WHAT IS NEEDED
Below are the records; pull every line that includes "with".

MATERIAL PROVIDED
****************

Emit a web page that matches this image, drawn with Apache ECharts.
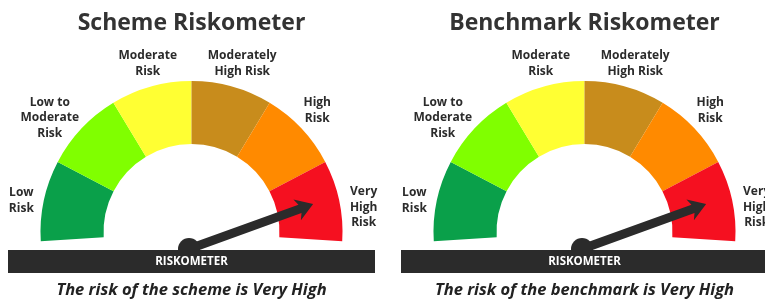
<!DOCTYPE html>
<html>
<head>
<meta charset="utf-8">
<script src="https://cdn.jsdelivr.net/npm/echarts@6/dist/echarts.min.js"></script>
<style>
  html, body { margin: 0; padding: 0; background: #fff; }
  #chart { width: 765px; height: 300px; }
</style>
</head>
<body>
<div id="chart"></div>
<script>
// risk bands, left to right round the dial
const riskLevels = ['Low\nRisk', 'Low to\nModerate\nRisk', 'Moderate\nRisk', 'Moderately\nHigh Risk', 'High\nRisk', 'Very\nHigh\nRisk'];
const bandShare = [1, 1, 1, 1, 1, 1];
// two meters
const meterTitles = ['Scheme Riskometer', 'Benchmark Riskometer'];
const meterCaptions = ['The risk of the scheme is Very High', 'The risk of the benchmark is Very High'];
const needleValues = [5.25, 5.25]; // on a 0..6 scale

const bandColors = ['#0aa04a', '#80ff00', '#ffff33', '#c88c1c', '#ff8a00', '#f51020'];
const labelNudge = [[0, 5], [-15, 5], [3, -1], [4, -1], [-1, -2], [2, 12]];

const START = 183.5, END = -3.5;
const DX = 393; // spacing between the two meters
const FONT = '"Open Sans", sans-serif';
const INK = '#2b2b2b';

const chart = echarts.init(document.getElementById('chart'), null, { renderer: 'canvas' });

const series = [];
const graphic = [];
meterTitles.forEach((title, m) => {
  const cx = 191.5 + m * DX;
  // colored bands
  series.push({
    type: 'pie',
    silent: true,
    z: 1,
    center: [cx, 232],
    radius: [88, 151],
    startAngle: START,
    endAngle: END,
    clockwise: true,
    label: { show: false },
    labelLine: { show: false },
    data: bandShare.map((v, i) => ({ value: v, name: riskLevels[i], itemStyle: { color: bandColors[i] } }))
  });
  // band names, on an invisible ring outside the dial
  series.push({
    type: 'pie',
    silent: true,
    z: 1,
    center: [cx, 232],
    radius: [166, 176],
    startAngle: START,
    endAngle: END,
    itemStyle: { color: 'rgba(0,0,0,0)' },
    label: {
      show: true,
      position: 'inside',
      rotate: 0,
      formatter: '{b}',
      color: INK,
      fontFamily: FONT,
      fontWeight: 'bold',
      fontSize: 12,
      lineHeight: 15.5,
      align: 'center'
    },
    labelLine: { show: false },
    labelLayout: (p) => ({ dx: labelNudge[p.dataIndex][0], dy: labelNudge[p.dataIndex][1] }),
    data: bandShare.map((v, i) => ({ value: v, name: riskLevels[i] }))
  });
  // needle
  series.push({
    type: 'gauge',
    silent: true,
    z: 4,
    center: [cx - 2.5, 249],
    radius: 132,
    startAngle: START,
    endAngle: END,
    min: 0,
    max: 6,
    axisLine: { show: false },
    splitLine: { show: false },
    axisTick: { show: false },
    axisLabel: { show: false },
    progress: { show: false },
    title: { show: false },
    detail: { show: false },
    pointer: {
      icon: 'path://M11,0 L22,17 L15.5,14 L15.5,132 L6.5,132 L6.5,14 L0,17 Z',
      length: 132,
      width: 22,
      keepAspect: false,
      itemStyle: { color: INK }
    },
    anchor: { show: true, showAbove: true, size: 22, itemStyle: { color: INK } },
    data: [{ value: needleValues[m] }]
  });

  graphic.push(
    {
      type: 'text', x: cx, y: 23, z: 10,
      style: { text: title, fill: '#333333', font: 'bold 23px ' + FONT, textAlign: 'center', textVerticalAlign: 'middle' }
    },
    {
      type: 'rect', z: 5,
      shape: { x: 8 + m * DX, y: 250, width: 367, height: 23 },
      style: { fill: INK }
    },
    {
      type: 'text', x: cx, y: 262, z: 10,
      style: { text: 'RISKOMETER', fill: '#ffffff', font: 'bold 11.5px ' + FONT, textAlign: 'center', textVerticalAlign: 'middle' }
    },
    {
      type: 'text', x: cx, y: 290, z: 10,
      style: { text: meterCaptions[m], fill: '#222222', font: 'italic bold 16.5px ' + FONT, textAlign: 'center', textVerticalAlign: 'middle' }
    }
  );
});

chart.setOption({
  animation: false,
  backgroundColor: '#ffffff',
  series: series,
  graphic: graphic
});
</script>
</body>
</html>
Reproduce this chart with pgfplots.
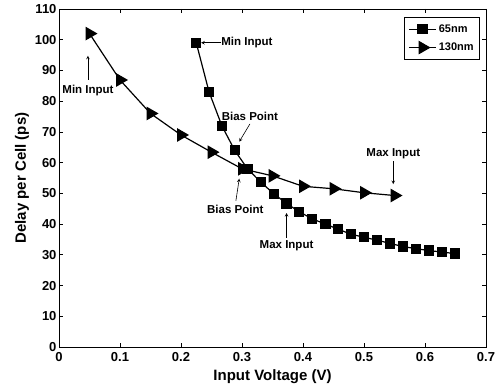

****************

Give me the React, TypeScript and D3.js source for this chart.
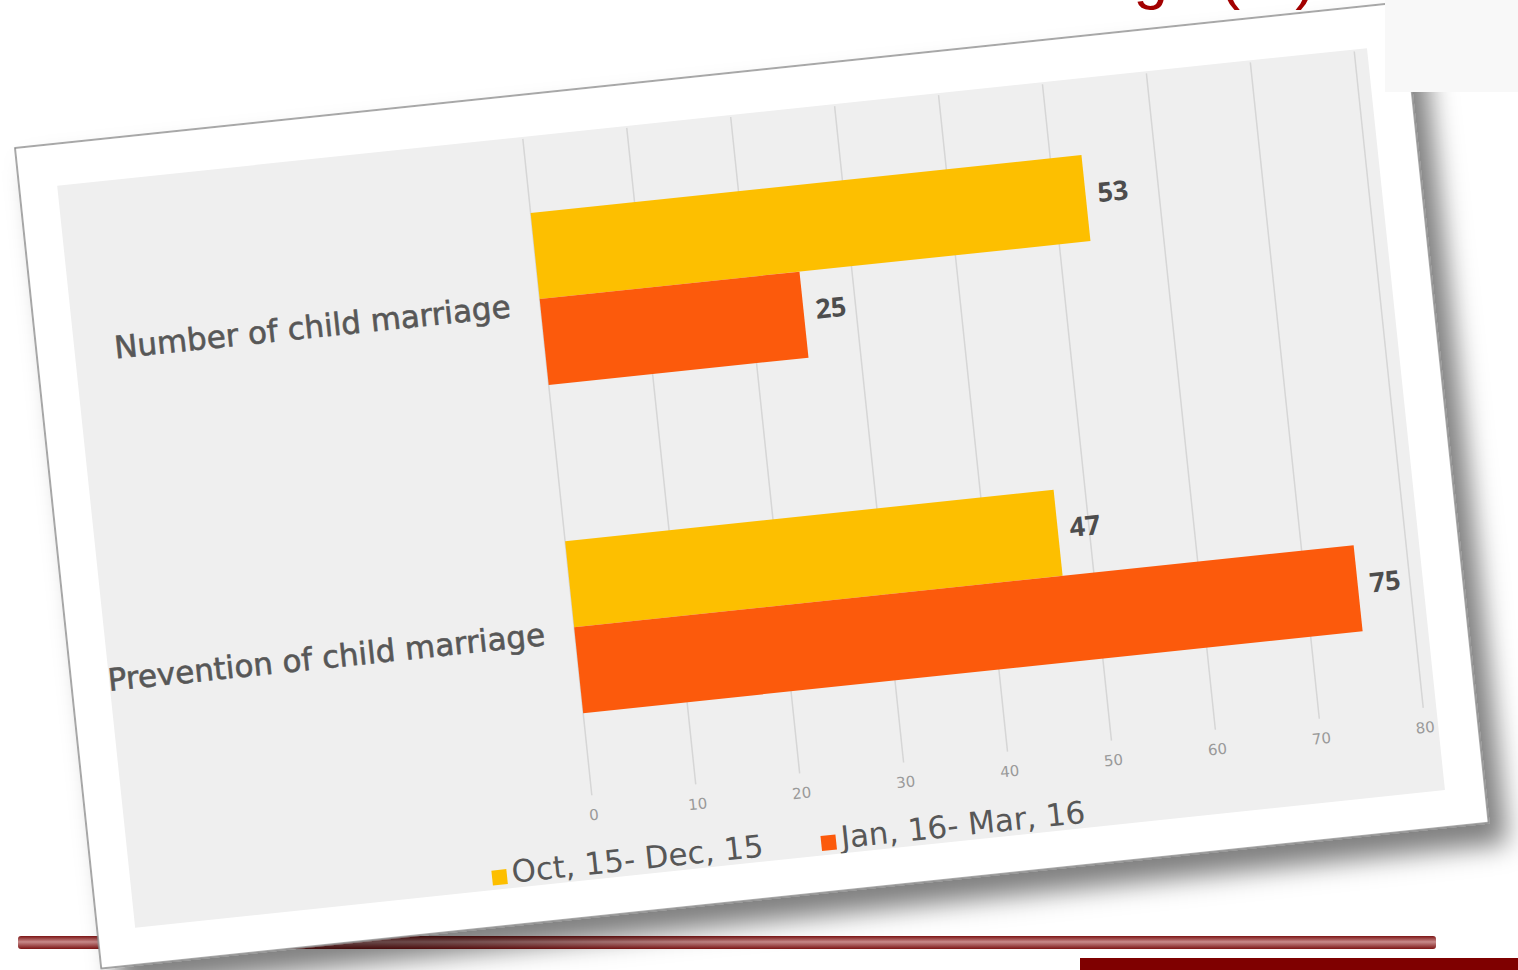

****************

COMPLETED TASK
Emit a web page that matches this image, drawn with Apache ECharts.
Reproduce this chart with pgfplots.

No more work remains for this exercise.